Antimatter is attracted to matter. Isn't it still an open question if matter is attracted to antimatter, and if antimatter is attracted to antimatter? What if antimatter is gravitationally repulsive? This experiment wouldn't show that.

Not that I think it's likely, but it hasn't been ruled out by this experiment has it?

> Isn't it still an open question if matter is attracted to antimatter

Conservation of momentum (force*time) means they both experience the same force. The attraction is symmetric

A mass with negative effect on local curvature, would I think still follow the same geodesics (i.e. fall down).

Same in Newton, though there it would be GMm/r^2 = F = ma but both m have the same sign so acceleration is the same regardless of value (including -ve), though if M was negative then both +ve and -ve valued m would accelerate away rather than towards.
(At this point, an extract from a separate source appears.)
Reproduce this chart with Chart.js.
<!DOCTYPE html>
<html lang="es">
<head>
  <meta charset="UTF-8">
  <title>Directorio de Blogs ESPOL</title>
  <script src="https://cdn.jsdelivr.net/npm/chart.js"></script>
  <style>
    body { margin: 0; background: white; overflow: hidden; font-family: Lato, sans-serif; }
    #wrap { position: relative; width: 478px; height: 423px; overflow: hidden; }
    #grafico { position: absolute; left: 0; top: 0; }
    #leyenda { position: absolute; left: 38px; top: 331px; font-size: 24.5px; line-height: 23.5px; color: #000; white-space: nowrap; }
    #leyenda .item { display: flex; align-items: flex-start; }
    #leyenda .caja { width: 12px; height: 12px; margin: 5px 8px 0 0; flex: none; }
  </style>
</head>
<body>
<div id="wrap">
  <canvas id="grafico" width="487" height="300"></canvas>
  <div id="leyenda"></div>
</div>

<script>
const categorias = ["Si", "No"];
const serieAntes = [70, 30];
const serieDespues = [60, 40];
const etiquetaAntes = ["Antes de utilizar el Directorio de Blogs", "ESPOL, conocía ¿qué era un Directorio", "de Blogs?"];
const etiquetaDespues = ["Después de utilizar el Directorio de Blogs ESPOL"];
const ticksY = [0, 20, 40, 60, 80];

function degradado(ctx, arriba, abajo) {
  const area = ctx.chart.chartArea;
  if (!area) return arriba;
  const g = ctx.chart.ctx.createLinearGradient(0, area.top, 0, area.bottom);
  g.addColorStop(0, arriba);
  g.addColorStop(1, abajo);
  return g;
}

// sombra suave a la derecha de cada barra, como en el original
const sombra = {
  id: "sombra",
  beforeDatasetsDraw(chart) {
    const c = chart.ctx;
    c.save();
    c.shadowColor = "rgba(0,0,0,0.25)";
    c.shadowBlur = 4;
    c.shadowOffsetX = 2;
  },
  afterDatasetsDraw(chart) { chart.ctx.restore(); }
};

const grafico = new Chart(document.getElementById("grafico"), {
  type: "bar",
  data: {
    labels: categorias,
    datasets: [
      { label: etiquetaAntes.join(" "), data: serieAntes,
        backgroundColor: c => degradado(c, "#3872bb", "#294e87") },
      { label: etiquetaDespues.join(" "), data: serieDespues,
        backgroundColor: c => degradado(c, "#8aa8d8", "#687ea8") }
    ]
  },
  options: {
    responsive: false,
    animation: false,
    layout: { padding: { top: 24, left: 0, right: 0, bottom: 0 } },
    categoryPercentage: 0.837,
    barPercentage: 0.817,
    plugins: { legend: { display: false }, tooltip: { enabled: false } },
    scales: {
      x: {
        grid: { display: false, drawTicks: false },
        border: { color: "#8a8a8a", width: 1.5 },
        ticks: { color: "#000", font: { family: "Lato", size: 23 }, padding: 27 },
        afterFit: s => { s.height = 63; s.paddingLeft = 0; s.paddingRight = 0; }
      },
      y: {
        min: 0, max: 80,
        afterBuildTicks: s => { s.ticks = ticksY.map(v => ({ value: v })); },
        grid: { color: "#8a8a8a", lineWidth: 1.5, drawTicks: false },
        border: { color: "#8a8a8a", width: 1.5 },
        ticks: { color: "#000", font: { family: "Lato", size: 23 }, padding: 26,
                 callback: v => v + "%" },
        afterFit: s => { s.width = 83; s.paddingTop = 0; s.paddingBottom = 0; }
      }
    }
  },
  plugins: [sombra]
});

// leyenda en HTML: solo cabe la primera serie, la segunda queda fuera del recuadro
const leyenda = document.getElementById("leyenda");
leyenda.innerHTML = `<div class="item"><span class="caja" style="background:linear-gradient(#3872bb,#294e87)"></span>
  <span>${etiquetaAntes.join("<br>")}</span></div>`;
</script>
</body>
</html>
Conservation of momentum and energy is conserved because they're mv and 1/2mv^2, so an isolated equal and opposite +- pair co-accelerating has a total of zero of both all times.

>> Conservation of momentum (force*time) means they both experience the same force.
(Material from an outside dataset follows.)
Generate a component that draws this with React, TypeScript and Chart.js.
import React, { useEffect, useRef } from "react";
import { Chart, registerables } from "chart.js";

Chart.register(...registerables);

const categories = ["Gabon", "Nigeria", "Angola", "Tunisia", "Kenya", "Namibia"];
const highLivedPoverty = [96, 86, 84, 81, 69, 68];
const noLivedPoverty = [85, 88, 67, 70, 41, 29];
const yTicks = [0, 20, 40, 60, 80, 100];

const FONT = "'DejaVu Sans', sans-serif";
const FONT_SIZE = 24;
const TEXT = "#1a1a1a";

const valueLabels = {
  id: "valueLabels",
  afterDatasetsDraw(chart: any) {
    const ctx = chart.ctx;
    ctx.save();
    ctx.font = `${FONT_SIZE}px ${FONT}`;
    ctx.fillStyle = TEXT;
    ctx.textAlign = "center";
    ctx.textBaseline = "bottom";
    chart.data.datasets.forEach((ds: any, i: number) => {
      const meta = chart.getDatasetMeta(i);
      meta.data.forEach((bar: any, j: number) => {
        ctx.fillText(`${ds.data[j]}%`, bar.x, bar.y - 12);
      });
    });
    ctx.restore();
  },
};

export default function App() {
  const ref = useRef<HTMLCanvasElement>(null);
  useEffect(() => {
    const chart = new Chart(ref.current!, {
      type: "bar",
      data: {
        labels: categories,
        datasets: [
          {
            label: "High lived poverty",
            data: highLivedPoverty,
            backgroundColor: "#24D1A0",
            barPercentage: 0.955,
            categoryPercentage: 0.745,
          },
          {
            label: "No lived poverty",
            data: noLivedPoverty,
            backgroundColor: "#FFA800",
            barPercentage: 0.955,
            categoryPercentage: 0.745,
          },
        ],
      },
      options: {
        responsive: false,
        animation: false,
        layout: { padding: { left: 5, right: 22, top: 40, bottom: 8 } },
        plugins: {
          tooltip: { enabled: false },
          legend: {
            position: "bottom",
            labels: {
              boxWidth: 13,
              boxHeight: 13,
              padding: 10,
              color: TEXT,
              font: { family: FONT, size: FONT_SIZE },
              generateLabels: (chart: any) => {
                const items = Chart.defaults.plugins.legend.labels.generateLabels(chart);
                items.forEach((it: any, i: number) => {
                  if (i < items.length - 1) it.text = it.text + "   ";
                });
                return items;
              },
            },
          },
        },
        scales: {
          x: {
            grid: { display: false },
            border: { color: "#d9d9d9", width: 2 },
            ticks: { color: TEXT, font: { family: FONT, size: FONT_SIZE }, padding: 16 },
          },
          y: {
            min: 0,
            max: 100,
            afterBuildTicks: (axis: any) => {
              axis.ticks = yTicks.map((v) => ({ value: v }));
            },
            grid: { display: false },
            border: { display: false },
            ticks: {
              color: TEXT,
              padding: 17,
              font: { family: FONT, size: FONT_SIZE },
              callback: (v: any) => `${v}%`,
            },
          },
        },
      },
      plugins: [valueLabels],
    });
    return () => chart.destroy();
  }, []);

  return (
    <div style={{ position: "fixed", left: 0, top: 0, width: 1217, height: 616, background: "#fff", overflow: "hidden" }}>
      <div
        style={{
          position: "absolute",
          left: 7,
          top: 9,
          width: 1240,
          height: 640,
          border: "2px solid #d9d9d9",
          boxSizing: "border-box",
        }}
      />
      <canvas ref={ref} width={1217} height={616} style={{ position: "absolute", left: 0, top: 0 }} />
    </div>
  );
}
That's right. I'm just saying it hasn't been confirmed. Wouldn't that be some exciting new physics though? It could explain why there isn't any around, why galaxies apparently aren't made of it, and why there is annihilation radiation sourced from the edge of galaxies. ;-)

Violating conservation of momentum like that would allow generating arbitrarily large amounts of energy for free.
Yes it would. Maybe that's what's accelerating the expansion of the universe ;-)
wouldn't energy conservation require matter to experience the same force to anti-matter?
> They measured that they needed a magnetic field bias applied to the anti-hydrogen equivalent to "pushing them up" with 0.75g (+/- 0.25g or so), so anti-matter is attractive. No new physics.

That part bugged me a bit. Why 0.75g? Shouldn't we expect 1.0g? (Yeah, I know, +/- 0.25g...)

Did I miss something, or is antimatter attracted less than regular matter?

The expectation is that the true value is 1.0g, and the difference is due to errors in their experiment.